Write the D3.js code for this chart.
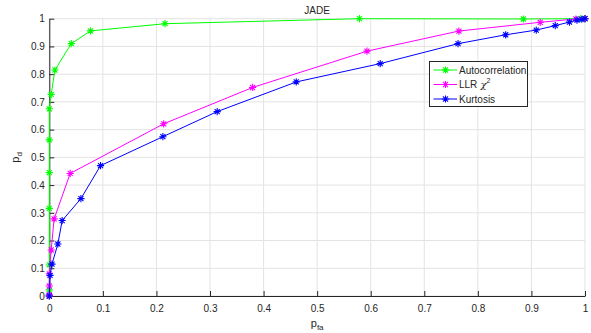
<!DOCTYPE html>
<html>
<head>
<meta charset="utf-8">
<script src="https://cdn.jsdelivr.net/npm/d3@7"></script>
<style>
  body { margin: 0; background: #fff; }
  text { font-family: "Liberation Sans", Arial, sans-serif; fill: #262626; }
</style>
</head>
<body>
<div id="chart"></div>
<script>
// ROC curves, JADE
const autoX = [0, 0, 0, 0, 0, 0, 0, 0.0035, 0.0105, 0.041, 0.077, 0.216, 0.579, 0.885, 0.992, 1];
const autoY = [0, 0.022, 0.112, 0.316, 0.445, 0.563, 0.675, 0.727, 0.815, 0.91, 0.956, 0.982, 1, 0.999, 1, 1];

const llrX = [0, 0, 0, 0, 0.0035, 0.009, 0.039, 0.2136, 0.3795, 0.593, 0.7646, 0.9164, 0.983, 1];
const llrY = [0, 0.004, 0.036, 0.08, 0.166, 0.278, 0.442, 0.621, 0.752, 0.883, 0.9555, 0.987, 0.999, 1];

const kurtX = [0, 0.0014, 0.005, 0.016, 0.024, 0.059, 0.0956, 0.212, 0.3134, 0.461, 0.6177, 0.763, 0.852, 0.909, 0.9445, 0.971, 0.985, 0.994, 1];
const kurtY = [0, 0.0745, 0.115, 0.1875, 0.272, 0.351, 0.47, 0.5745, 0.665, 0.772, 0.838, 0.91, 0.942, 0.959, 0.975, 0.988, 0.995, 0.998, 1];

const ticks = [0, 0.1, 0.2, 0.3, 0.4, 0.5, 0.6, 0.7, 0.8, 0.9, 1];

const series = [
  {name: 'Autocorrelation', color: '#00ff00', xs: autoX, ys: autoY},
  {name: 'LLR', color: '#ff00ff', xs: llrX, ys: llrY},
  {name: 'Kurtosis', color: '#0000ff', xs: kurtX, ys: kurtY}
];

const width = 591, height = 333;
const margin = {top: 18.7, right: 6, bottom: 37, left: 49.3};
const w = width - margin.left - margin.right;
const h = height - margin.top - margin.bottom;

const svg = d3.select('#chart').append('svg')
  .attr('width', width)
  .attr('height', height);

const g = svg.append('g')
  .attr('transform', 'translate(' + margin.left + ',' + margin.top + ')');

const x = d3.scaleLinear().domain([0, 1]).range([0, w]);
const y = d3.scaleLinear().domain([0, 1]).range([h, 0]);

// grid
g.append('g').selectAll('line').data(ticks).enter().append('line')
  .attr('x1', d => x(d)).attr('x2', d => x(d))
  .attr('y1', 0).attr('y2', h)
  .attr('stroke', '#e3e3e3').attr('stroke-width', 1);
g.append('g').selectAll('line').data(ticks).enter().append('line')
  .attr('y1', d => y(d)).attr('y2', d => y(d))
  .attr('x1', 0).attr('x2', w)
  .attr('stroke', '#e3e3e3').attr('stroke-width', 1);

// axes
const xAxis = g.append('g')
  .attr('transform', 'translate(0,' + h + ')')
  .call(d3.axisBottom(x).tickValues(ticks).tickFormat(d3.format('')).tickSizeInner(-5).tickSizeOuter(0).tickPadding(9));
const yAxis = g.append('g')
  .call(d3.axisLeft(y).tickValues(ticks).tickFormat(d3.format('')).tickSizeInner(-5).tickSizeOuter(0).tickPadding(4.5));
[xAxis, yAxis].forEach(a => {
  a.selectAll('path').attr('stroke', '#262626');
  a.selectAll('line').attr('stroke', '#262626');
  a.selectAll('text').style('font-size', '10px').attr('fill', '#262626').style('font-family', '"Liberation Sans", Arial, sans-serif');
});

// asterisk marker
function star(sel, r, color) {
  const p = 'M' + (-r) + ',0H' + r + 'M0,' + (-r) + 'V' + r +
    'M' + (-r * 0.7) + ',' + (-r * 0.7) + 'L' + (r * 0.7) + ',' + (r * 0.7) +
    'M' + (-r * 0.7) + ',' + (r * 0.7) + 'L' + (r * 0.7) + ',' + (-r * 0.7);
  sel.append('path').attr('d', p).attr('stroke', color).attr('stroke-width', 1.1).attr('fill', 'none');
}

const line = d3.line().x(d => x(d[0])).y(d => y(d[1]));

series.forEach(s => {
  const pts = s.xs.map((v, i) => [v, s.ys[i]]);
  g.append('path').datum(pts)
    .attr('d', line)
    .attr('fill', 'none')
    .attr('stroke', s.color)
    .attr('stroke-width', 1);
  pts.forEach(p => {
    const m = g.append('g').attr('transform', 'translate(' + x(p[0]) + ',' + y(p[1]) + ')');
    star(m, 3.6, s.color);
  });
});

// title
svg.append('text')
  .attr('x', margin.left + w / 2).attr('y', 14)
  .attr('text-anchor', 'middle')
  .style('font-size', '10px')
  .text('JADE');

// x label
const xl = svg.append('text')
  .attr('x', margin.left + w / 2).attr('y', 327)
  .attr('text-anchor', 'middle')
  .style('font-size', '11px');
xl.append('tspan').text('p');
xl.append('tspan').attr('dy', 3).style('font-size', '8px').text('fa');

// y label
const yl = svg.append('text')
  .attr('transform', 'translate(19,' + (margin.top + h / 2) + ') rotate(-90)')
  .attr('text-anchor', 'middle')
  .style('font-size', '11px');
yl.append('tspan').text('p');
yl.append('tspan').attr('dy', 3).style('font-size', '8px').text('d');

// legend
const lg = svg.append('g').attr('transform', 'translate(429.5,61.5)');
lg.append('rect')
  .attr('width', 98).attr('height', 45)
  .attr('fill', '#fff').attr('stroke', '#262626').attr('stroke-width', 1);
series.forEach((s, i) => {
  const ry = 8.5 + i * 14.5;
  lg.append('line')
    .attr('x1', 4).attr('x2', 27.5).attr('y1', ry).attr('y2', ry)
    .attr('stroke', s.color).attr('stroke-width', 1);
  star(lg.append('g').attr('transform', 'translate(16,' + ry + ')'), 3.6, s.color);
  const t = lg.append('text')
    .attr('x', 29.5).attr('y', ry + 3.5)
    .style('font-size', '10px');
  t.append('tspan').text(s.name);
  if (s.name === 'LLR') {
    t.append('tspan').style('font-family', '"DejaVu Serif", serif').style('font-style', 'italic').text(' \u03c7');
    t.append('tspan').attr('dy', -5).style('font-size', '7px').text('2');
  }
});
</script>
</body>
</html>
★ ★ ★
WRITTEN TASK ▸ Exactly reproduce the run of lines from the start of the listing through the line with "const h = height", inclusive; pictures are not copied.

EXERCISE SOLUTION ▸
Write the D3.js code for this chart.
<!DOCTYPE html>
<html>
<head>
<meta charset="utf-8">
<script src="https://cdn.jsdelivr.net/npm/d3@7"></script>
<style>
  body { margin: 0; background: #fff; }
  text { font-family: "Liberation Sans", Arial, sans-serif; fill: #262626; }
</style>
</head>
<body>
<div id="chart"></div>
<script>
// ROC curves, JADE
const autoX = [0, 0, 0, 0, 0, 0, 0, 0.0035, 0.0105, 0.041, 0.077, 0.216, 0.579, 0.885, 0.992, 1];
const autoY = [0, 0.022, 0.112, 0.316, 0.445, 0.563, 0.675, 0.727, 0.815, 0.91, 0.956, 0.982, 1, 0.999, 1, 1];

const llrX = [0, 0, 0, 0, 0.0035, 0.009, 0.039, 0.2136, 0.3795, 0.593, 0.7646, 0.9164, 0.983, 1];
const llrY = [0, 0.004, 0.036, 0.08, 0.166, 0.278, 0.442, 0.621, 0.752, 0.883, 0.9555, 0.987, 0.999, 1];

const kurtX = [0, 0.0014, 0.005, 0.016, 0.024, 0.059, 0.0956, 0.212, 0.3134, 0.461, 0.6177, 0.763, 0.852, 0.909, 0.9445, 0.971, 0.985, 0.994, 1];
const kurtY = [0, 0.0745, 0.115, 0.1875, 0.272, 0.351, 0.47, 0.5745, 0.665, 0.772, 0.838, 0.91, 0.942, 0.959, 0.975, 0.988, 0.995, 0.998, 1];

const ticks = [0, 0.1, 0.2, 0.3, 0.4, 0.5, 0.6, 0.7, 0.8, 0.9, 1];

const series = [
  {name: 'Autocorrelation', color: '#00ff00', xs: autoX, ys: autoY},
  {name: 'LLR', color: '#ff00ff', xs: llrX, ys: llrY},
  {name: 'Kurtosis', color: '#0000ff', xs: kurtX, ys: kurtY}
];

const width = 591, height = 333;
const margin = {top: 18.7, right: 6, bottom: 37, left: 49.3};
const w = width - margin.left - margin.right;
const h = height - margin.top - margin.bottom;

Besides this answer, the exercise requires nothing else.